### RECORD LIST
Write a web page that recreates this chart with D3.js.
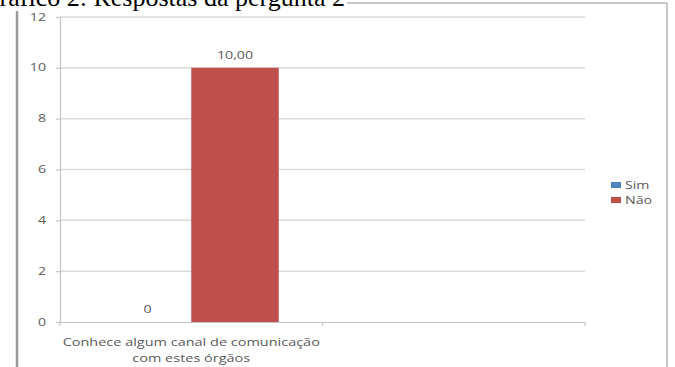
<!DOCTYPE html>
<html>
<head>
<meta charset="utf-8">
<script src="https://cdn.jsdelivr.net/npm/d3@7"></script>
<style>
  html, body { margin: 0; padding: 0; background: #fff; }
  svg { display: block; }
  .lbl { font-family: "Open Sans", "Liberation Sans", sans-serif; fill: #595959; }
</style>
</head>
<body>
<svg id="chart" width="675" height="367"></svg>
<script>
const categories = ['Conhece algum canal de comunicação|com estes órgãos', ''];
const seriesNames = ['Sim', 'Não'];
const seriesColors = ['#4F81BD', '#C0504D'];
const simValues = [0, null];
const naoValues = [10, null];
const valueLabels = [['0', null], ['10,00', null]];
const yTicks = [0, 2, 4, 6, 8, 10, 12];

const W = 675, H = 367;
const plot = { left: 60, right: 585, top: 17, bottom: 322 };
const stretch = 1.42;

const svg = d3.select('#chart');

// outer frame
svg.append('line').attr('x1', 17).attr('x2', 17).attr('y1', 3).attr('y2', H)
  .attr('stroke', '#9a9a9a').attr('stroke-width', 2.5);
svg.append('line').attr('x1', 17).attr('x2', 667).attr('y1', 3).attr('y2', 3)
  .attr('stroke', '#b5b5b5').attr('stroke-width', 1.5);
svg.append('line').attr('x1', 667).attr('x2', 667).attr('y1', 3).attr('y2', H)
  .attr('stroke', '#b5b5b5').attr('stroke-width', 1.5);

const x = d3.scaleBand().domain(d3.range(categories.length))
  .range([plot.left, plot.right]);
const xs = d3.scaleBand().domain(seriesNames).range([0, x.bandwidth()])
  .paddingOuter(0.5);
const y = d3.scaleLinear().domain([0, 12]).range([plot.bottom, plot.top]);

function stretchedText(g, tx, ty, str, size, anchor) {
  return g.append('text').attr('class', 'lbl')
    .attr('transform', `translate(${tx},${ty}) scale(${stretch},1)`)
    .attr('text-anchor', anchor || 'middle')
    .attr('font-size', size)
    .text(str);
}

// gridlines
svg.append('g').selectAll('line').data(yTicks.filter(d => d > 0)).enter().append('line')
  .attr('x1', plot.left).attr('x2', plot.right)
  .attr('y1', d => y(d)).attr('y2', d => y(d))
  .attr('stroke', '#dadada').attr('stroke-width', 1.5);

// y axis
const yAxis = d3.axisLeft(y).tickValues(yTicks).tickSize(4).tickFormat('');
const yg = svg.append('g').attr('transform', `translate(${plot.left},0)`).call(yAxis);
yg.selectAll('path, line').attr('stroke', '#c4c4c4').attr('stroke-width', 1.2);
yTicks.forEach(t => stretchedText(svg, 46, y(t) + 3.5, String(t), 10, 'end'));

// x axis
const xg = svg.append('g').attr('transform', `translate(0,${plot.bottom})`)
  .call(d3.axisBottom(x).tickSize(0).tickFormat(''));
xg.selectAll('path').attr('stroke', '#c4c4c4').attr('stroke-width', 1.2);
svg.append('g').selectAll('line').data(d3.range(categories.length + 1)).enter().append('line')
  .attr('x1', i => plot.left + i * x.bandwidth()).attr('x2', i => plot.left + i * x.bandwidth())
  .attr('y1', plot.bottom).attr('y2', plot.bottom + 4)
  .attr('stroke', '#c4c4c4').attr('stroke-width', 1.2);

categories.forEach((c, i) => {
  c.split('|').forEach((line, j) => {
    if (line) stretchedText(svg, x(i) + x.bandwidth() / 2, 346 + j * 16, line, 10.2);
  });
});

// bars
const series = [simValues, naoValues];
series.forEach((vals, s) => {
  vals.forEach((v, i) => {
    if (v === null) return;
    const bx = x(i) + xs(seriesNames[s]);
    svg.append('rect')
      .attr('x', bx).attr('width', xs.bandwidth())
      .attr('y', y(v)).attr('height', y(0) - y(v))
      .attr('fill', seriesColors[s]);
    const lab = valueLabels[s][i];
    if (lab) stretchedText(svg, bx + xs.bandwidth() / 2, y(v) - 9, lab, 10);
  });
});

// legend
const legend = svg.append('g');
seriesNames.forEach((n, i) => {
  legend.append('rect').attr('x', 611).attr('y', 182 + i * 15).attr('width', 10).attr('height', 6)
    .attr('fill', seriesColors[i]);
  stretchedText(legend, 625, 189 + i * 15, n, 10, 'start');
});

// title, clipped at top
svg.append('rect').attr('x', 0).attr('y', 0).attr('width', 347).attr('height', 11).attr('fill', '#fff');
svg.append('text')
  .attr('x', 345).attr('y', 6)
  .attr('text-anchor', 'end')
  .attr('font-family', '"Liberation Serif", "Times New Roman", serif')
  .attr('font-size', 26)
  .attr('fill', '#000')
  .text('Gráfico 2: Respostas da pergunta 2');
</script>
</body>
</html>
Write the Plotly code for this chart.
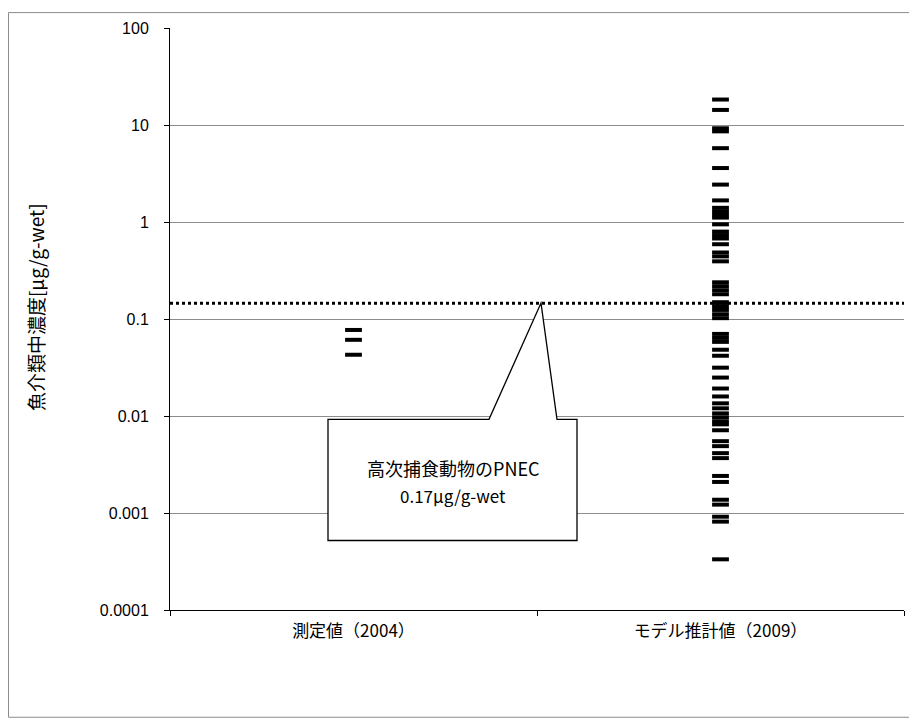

### YOUR INSTRUCTIONS
Exactly reproduce the run of lines from the start of the listing through the line with "const yTicks = [0, 2, 4, 6, 8, 10, 12];", inclusive; pictures are not copied.

### OUTPUT FOR THIS EXERCISE
Write a web page that recreates this chart with D3.js.
<!DOCTYPE html>
<html>
<head>
<meta charset="utf-8">
<script src="https://cdn.jsdelivr.net/npm/d3@7"></script>
<style>
  html, body { margin: 0; padding: 0; background: #fff; }
  svg { display: block; }
  .lbl { font-family: "Open Sans", "Liberation Sans", sans-serif; fill: #595959; }
</style>
</head>
<body>
<svg id="chart" width="675" height="367"></svg>
<script>
const categories = ['Conhece algum canal de comunicação|com estes órgãos', ''];
const seriesNames = ['Sim', 'Não'];
const seriesColors = ['#4F81BD', '#C0504D'];
const simValues = [0, null];
const naoValues = [10, null];
const valueLabels = [['0', null], ['10,00', null]];
const yTicks = [0, 2, 4, 6, 8, 10, 12];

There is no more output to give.